One way to test the waters is to find out if a team member knows what their top three activities are at the beginning of the day, and then assess at the end of the day how much progress they were able to achieve against those activities . If you find that more than a few of the team members, or even worse, you are unable to focus on progressing priorities in spite of a lot of effort being expended, the team is likely suffering from a false sense of urgency.

Sometimes this could result from poor risk or stakeholder management as both of these conditions can result in a backlog of challenging issues to resolve. Other times, it might be the inability of the project manager to effectively shield the team from sources of distraction such as frequent direct requests for project updates from different stakeholders.

So how do we prevent complacency or a false sense of urgency?

Dr. Kotter provides four tactics which should be used in conjunction. Each of these is applicable in the project management context.

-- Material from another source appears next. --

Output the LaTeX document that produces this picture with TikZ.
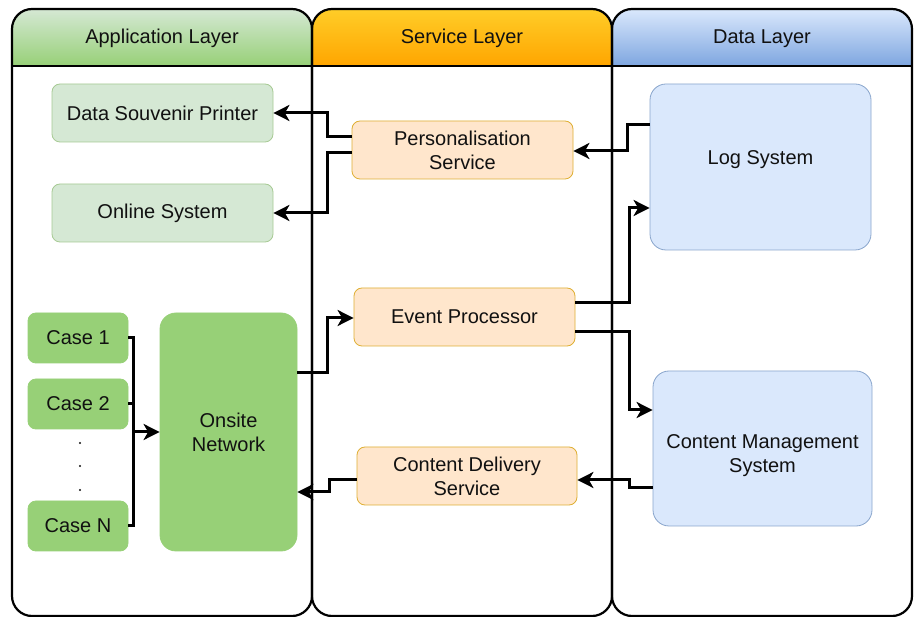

Bring the outside in: This might be as simple as having the sponsor attend every second or third team meeting to recognize the team for their efforts, but to also reinforce the criticality of sustained effort. Depending on the nature of the project, if it is hard for the team members to envision the benefits which the project will deliver, it might be beneficial to bring in customers or stakeholders who are eagerly awaiting the completion of the project to provide their own encouragement and motivation.

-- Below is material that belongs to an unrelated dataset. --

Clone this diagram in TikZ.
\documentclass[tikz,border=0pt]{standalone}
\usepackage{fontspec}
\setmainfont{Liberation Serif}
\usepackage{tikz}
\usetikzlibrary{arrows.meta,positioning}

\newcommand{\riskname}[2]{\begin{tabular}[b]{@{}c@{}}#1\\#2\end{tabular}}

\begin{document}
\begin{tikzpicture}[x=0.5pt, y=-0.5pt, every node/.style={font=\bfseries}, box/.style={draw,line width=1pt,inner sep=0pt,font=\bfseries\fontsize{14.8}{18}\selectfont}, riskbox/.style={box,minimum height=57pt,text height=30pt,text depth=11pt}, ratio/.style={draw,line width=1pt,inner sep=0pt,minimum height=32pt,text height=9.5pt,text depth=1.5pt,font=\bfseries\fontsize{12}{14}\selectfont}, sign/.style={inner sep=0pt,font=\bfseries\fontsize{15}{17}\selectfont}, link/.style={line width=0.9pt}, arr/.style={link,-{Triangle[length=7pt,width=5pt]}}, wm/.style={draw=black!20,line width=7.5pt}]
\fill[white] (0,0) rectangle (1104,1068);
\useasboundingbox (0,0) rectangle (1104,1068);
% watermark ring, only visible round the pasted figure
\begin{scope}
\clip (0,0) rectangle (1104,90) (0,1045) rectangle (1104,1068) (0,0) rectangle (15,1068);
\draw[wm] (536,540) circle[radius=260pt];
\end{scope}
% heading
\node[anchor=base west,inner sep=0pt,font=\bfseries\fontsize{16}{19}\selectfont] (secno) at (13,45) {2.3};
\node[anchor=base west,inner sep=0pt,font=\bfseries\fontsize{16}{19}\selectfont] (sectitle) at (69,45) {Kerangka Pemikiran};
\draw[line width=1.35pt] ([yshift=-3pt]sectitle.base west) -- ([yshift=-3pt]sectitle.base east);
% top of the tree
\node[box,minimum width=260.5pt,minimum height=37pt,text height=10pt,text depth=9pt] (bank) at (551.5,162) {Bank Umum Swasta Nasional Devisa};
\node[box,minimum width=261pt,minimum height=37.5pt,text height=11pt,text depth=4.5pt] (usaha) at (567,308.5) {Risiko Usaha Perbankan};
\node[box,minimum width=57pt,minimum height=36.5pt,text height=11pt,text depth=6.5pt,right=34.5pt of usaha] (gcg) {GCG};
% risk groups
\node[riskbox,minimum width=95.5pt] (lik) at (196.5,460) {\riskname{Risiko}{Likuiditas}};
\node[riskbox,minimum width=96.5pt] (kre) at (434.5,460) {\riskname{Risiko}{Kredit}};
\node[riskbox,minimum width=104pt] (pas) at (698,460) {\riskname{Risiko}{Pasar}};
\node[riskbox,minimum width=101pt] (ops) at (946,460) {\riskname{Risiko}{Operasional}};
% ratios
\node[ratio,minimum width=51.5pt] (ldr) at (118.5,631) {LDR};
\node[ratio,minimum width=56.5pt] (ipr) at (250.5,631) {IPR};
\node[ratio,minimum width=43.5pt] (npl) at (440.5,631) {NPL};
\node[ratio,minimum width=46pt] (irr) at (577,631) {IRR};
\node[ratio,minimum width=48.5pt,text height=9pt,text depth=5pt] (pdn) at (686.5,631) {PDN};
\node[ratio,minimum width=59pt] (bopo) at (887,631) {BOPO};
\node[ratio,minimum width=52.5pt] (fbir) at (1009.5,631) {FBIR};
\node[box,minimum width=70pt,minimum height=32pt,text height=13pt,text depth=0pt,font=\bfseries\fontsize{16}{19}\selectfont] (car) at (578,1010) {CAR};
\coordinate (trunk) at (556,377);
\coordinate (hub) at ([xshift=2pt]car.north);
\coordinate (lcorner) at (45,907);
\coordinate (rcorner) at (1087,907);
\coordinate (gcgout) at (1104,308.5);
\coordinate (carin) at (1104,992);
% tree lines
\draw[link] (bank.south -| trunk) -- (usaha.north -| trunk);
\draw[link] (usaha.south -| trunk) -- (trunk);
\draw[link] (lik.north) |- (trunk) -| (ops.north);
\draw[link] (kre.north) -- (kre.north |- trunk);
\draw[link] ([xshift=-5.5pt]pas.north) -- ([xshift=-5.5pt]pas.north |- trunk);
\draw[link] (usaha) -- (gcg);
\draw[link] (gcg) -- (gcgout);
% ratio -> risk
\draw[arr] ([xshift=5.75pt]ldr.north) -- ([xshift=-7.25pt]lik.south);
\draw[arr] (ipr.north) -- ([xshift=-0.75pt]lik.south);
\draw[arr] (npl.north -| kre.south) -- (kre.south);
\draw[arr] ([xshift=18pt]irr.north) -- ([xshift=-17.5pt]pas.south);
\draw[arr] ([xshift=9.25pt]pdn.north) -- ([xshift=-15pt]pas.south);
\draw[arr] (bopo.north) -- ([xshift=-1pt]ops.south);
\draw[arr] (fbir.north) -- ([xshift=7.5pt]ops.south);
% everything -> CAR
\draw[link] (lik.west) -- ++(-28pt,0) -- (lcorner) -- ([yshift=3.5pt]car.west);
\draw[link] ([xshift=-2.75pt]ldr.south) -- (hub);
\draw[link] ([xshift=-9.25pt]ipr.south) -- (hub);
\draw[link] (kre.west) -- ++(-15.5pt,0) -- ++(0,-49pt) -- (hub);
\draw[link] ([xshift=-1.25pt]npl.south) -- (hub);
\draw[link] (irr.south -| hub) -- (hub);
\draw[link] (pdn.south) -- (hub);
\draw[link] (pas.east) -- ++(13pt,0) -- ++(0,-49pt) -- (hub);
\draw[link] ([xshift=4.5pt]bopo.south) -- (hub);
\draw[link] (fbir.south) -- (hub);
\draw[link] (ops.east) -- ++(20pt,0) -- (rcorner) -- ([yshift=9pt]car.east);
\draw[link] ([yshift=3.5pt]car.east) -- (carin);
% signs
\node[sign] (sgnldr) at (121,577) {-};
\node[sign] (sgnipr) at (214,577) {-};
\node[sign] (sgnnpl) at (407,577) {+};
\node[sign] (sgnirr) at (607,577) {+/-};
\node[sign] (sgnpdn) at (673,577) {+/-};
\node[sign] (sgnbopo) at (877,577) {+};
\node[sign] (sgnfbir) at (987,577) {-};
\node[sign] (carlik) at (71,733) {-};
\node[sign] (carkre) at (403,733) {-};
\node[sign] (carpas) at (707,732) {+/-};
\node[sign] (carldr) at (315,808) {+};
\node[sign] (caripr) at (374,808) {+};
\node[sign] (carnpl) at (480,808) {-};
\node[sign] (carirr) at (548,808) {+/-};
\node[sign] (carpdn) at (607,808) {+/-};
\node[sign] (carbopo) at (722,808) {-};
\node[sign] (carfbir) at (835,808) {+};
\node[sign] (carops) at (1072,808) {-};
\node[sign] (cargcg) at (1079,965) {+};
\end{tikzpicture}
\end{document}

Behave with urgency every day: This one is a bit trickier as it requires self-awareness. It can be so easy to fall into the habit of allowing decisions to be prolonged or accepting estimates at face value even when we know that they could be improved. When a team member says that a particular action can’t be completed by a given date, do we ask “What can I do to help improve on that?”. How often are we asking our team members what are their top three priorities and checking whether they have achieved those?

Find opportunity in crisis: One way to apply this tactic might be to help the team identify key lessons from a crisis and to use the heightened attention and support during the crisis as leverage to remove organization or process blockers. Dr. Kotter’s suggestion to selectively generate a crisis to overcome complacency and forge stronger team bonds could also be considered so long as that doesn’t blow up in the project manager’s face!

Deal with NoNos: NoNos are those people who effectively kill true urgency by either promoting complacency or encouraging a false sense of urgency. It might be the team member who is constantly distracting the rest of the team with perceived issues or the stakeholder who presents carefully selected data to support the assertion that there’s no harm if the project’s timeline slips. While you might not be able to directly push them out of your organization, actively distracting them if they are not on your team or exposing their behavior such that the social forces within the team cause them to reduce or stop it may work well.

On a long running project, a true sense of urgency can ensure that early successes aren’t eclipsed by late inning failures. Team members and stakeholders then take what they learned from that one project being led with a true sense of urgency and apply that to their next project.

And that is how successful organization culture change happens.